Russian military supplies on the way to Syria
5/17/18
While the Kremlin’s newly professionalized military is armed with top-of-the-line ship-launched cruise missiles, flying more capable strike aircraft and firing precision munitions Russia, “does not have the ability to sustain forces far from the border,” a military expert said on Wednesday. “Syria pushed Russian logistics to its limits,” Anton Lavrov, a visiting fellow at the Center for Strategic and International Studies and affiliated with the Center for Analysis and Technologies in Moscow, said. Moscow’s logistical trouble in Syria to maintain the 5,000 personnel, helicopters and aircraft illustrate one of the serious shortfalls in President Vladimir Putin’s drive to pull Russia’s conventional and nuclear forces out of their post-Soviet decay. “Russia doesn’t have the capability to sustain 20,000” troops in continuous operations far from its borders for any length of time.
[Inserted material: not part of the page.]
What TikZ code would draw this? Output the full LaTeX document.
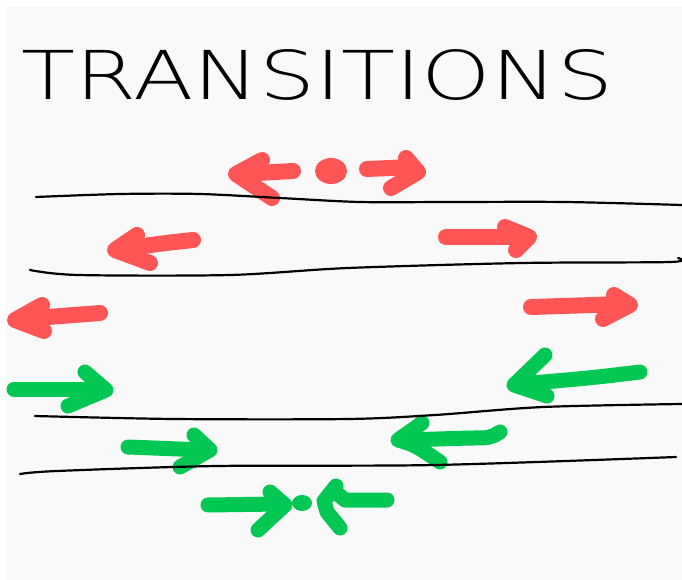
\documentclass[tikz,border=0pt]{standalone}
\usepackage{fontspec}
\usepackage{graphicx}
\newfontfamily\titlefont{DejaVu Sans ExtraLight}
\definecolor{redc}{HTML}{FF5555}
\definecolor{greenc}{HTML}{00C853}
\definecolor{paper}{HTML}{F9F9F9}
\begin{document}
\begin{tikzpicture}[x=1pt,y=-1pt,
  redarrow/.style={draw=redc,line width=16pt,line cap=round,line join=round},
  greenarrow/.style={draw=greenc,line width=15pt,line cap=round,line join=round},
  roadline/.style={draw=black,line width=2.2pt,line cap=round}]
\useasboundingbox (0,0) rectangle (682,580);
\fill[white] (0,0) rectangle (682,580);
\fill[paper] (6,6) rectangle (682,580);
% title
\node[anchor=base west,inner sep=0pt] (title) at (21,100)
  {\resizebox{592pt}{50pt}{\titlefont TRANSITIONS}};
% red arrows
\draw[redarrow] (293,171) -- (240,174);
\draw[redarrow] (262,160) -- (236,174) -- (272,198);
\fill[redc] (331,171) ellipse [x radius=16,y radius=13];
\draw[redarrow] (367,169) -- (412,167);
\draw[redarrow] (406,158) -- (418,172) -- (391,188);
\draw[redarrow] (193,240) .. controls (165,243) .. (122,249);
\draw[redarrow] (137,235) -- (115,250) -- (150,263);
\draw[redarrow] (446,237) -- (523,237);
\draw[redarrow] (505,227) -- (529,237) -- (516,250);
\draw[redarrow] (100,313) -- (22,319);
\draw[redarrow] (42,305) -- (15,320) -- (44,331);
\draw[redarrow] (531,307) -- (624,304);
\draw[redarrow] (614,295) -- (630,305) -- (603,319);
% green arrows
\draw[greenarrow] (14,389) -- (100,389);
\draw[greenarrow] (85,372) -- (106,390) -- (68,406);
\draw[greenarrow] (640,372) .. controls (590,378) .. (520,384);
\draw[greenarrow] (545,355) -- (514,385) -- (547,396);
\draw[greenarrow] (128,447) -- (204,450);
\draw[greenarrow] (194,435) -- (210,450) -- (180,467);
\draw[greenarrow] (500,432) .. controls (490,438) .. (470,438) -- (404,440);
\draw[greenarrow] (422,423) -- (398,440) .. controls (415,445) .. (440,462);
\draw[greenarrow] (208,505) -- (280,504);
\draw[greenarrow] (270,492) -- (285,505) -- (258,530);
\fill[greenc] (302,503) ellipse [x radius=10,y radius=8];
\draw[greenarrow] (387,500) -- (345,500) -- (339,495);
\draw[greenarrow] (336,486) -- (324,501) -- (327,512) -- (340,528);
% road lines
\draw[roadline] plot[smooth] coordinates {(36,197) (120,194) (200,194) (280,198) (360,202) (450,202) (565,202) (682,205)};
\draw[roadline] plot[smooth] coordinates {(30,270) (78,275) (230,275) (348,268) (522,263) (670,262) (678,258)};
\draw[roadline] plot[smooth] coordinates {(35,416) (174,419) (348,419) (435,415) (543,407) (682,404)};
\draw[roadline] plot[smooth] coordinates {(20,474) (57,471) (217,466) (435,465) (676,457)};
\end{tikzpicture}
\end{document}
Even getting there is a challenge — from pier to pier, Lavrov said. The Kremlin had to buy old Black Sea merchant ships in Crimea and convert them into transports to move the soldiers and equipment including large trucks and heavy artillery, to its base in Syria and ports under the control of President Bashar al-Assad. And that was for movement into an uncontested area at the water’s edge.
Lavrov said the Russian public, like the American, “don’t want high casualties” in the Kremlin’s interventions even in the “near abroad,” like Ukraine and Georgia, and most certainly further from their borders like Syria. Russians have been engaged in the Syrian civil war for almost three years. They want its military leaders “to use technical superiority to fight” over putting “boots on the ground” or, when needed, use proxies for ground combat over committing Russian troops. “Russian leaders must hear the people,” he added. Lavrov said the impact of sanctions following the taking of Crimea and backing separatists in Ukraine first meant to modernize that former Soviet research and development projects that were feasible got the go ahead. Now after fielding them, like the precision munitions used in Syria, the Russians are looking at what will be the new tanks, fighting vehicles, armored personnel carriers, long-range drones with strike capabilities and laser-protection systems that they will need in the future.
To sustain the modernization effort and professionalization of the officer corps and ranks under those conditions, Russia needs to “scrap some programs.” Seventy percent of its announced defense budget goes to equipment, he added.
Moscow must supply its military forces in Syria (at least 95% of supplies) via slow moving supply ships that begin their journey in Russian ports on the Black Sea and wind up at the Syrian port of Tartus in the eastern Mediterranean. The supply chain must then be resumed in reverse. Occasionally, the Kremlin/Wagner will rotate troops in/out at Damascus International via commercial air carrier.